Do this
Your task is to transcribe all of the data below exactly, omitting the images.

— Start Data shown —

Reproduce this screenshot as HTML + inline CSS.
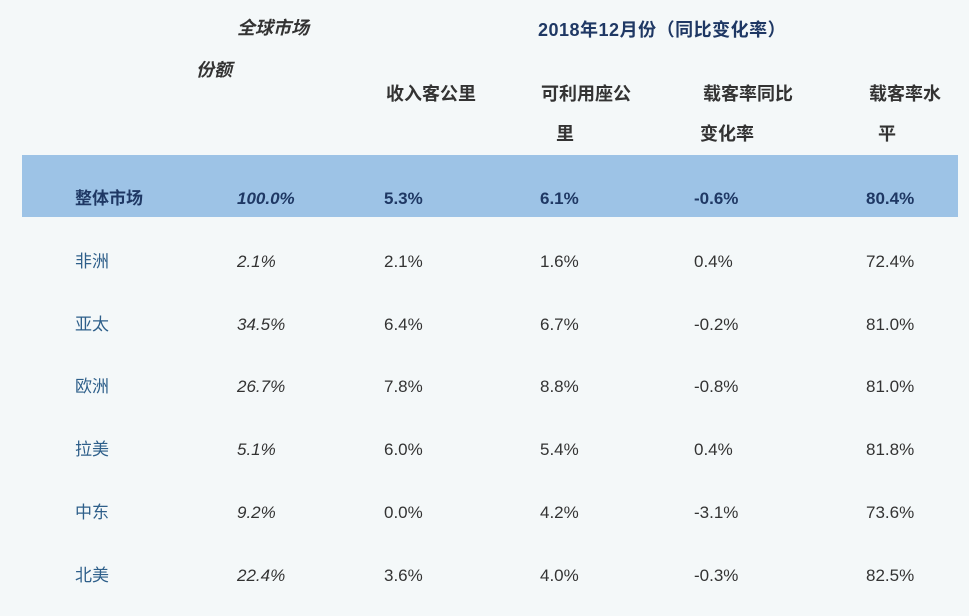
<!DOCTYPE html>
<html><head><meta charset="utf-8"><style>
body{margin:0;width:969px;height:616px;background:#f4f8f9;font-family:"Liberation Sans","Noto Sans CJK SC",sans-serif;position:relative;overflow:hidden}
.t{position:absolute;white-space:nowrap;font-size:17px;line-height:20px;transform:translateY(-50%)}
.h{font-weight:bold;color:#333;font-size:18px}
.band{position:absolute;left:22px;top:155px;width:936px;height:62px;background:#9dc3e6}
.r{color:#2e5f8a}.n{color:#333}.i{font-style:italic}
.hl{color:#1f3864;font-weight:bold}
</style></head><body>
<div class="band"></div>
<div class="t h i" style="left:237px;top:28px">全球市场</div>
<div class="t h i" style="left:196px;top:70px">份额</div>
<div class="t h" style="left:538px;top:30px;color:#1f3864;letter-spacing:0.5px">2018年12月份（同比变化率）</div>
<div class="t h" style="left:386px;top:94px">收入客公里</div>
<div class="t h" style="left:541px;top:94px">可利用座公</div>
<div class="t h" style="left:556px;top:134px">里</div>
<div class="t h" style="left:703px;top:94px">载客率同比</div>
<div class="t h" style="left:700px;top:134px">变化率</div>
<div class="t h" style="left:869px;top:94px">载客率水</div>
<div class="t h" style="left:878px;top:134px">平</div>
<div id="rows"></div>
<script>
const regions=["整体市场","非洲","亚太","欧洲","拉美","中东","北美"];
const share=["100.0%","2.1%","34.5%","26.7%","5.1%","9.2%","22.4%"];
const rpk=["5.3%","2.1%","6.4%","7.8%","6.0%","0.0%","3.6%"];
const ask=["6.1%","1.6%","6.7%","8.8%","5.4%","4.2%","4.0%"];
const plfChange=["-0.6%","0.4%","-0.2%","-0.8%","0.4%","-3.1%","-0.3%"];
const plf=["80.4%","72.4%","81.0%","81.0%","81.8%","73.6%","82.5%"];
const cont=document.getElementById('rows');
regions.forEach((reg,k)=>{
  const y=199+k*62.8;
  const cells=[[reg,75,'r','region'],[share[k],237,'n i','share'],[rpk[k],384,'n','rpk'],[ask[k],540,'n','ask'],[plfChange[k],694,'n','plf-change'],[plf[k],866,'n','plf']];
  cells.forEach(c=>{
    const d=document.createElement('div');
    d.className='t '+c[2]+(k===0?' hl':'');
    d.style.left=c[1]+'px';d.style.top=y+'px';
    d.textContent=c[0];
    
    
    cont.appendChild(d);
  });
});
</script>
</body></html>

— End Data shown —

Solution to this problem
Reproduce this screenshot as HTML + inline CSS.
<!DOCTYPE html>
<html><head><meta charset="utf-8"><style>
body{margin:0;width:969px;height:616px;background:#f4f8f9;font-family:"Liberation Sans","Noto Sans CJK SC",sans-serif;position:relative;overflow:hidden}
.t{position:absolute;white-space:nowrap;font-size:17px;line-height:20px;transform:translateY(-50%)}
.h{font-weight:bold;color:#333;font-size:18px}
.band{position:absolute;left:22px;top:155px;width:936px;height:62px;background:#9dc3e6}
.r{color:#2e5f8a}.n{color:#333}.i{font-style:italic}
.hl{color:#1f3864;font-weight:bold}
</style></head><body>
<div class="band"></div>
<div class="t h i" style="left:237px;top:28px">全球市场</div>
<div class="t h i" style="left:196px;top:70px">份额</div>
<div class="t h" style="left:538px;top:30px;color:#1f3864;letter-spacing:0.5px">2018年12月份（同比变化率）</div>
<div class="t h" style="left:386px;top:94px">收入客公里</div>
<div class="t h" style="left:541px;top:94px">可利用座公</div>
<div class="t h" style="left:556px;top:134px">里</div>
<div class="t h" style="left:703px;top:94px">载客率同比</div>
<div class="t h" style="left:700px;top:134px">变化率</div>
<div class="t h" style="left:869px;top:94px">载客率水</div>
<div class="t h" style="left:878px;top:134px">平</div>
<div id="rows"></div>
<script>
const regions=["整体市场","非洲","亚太","欧洲","拉美","中东","北美"];
const share=["100.0%","2.1%","34.5%","26.7%","5.1%","9.2%","22.4%"];
const rpk=["5.3%","2.1%","6.4%","7.8%","6.0%","0.0%","3.6%"];
const ask=["6.1%","1.6%","6.7%","8.8%","5.4%","4.2%","4.0%"];
const plfChange=["-0.6%","0.4%","-0.2%","-0.8%","0.4%","-3.1%","-0.3%"];
const plf=["80.4%","72.4%","81.0%","81.0%","81.8%","73.6%","82.5%"];
const cont=document.getElementById('rows');
regions.forEach((reg,k)=>{
  const y=199+k*62.8;
  const cells=[[reg,75,'r','region'],[share[k],237,'n i','share'],[rpk[k],384,'n','rpk'],[ask[k],540,'n','ask'],[plfChange[k],694,'n','plf-change'],[plf[k],866,'n','plf']];
  cells.forEach(c=>{
    const d=document.createElement('div');
    d.className='t '+c[2]+(k===0?' hl':'');
    d.style.left=c[1]+'px';d.style.top=y+'px';
    d.textContent=c[0];
    
    
    cont.appendChild(d);
  });
});
</script>
</body></html>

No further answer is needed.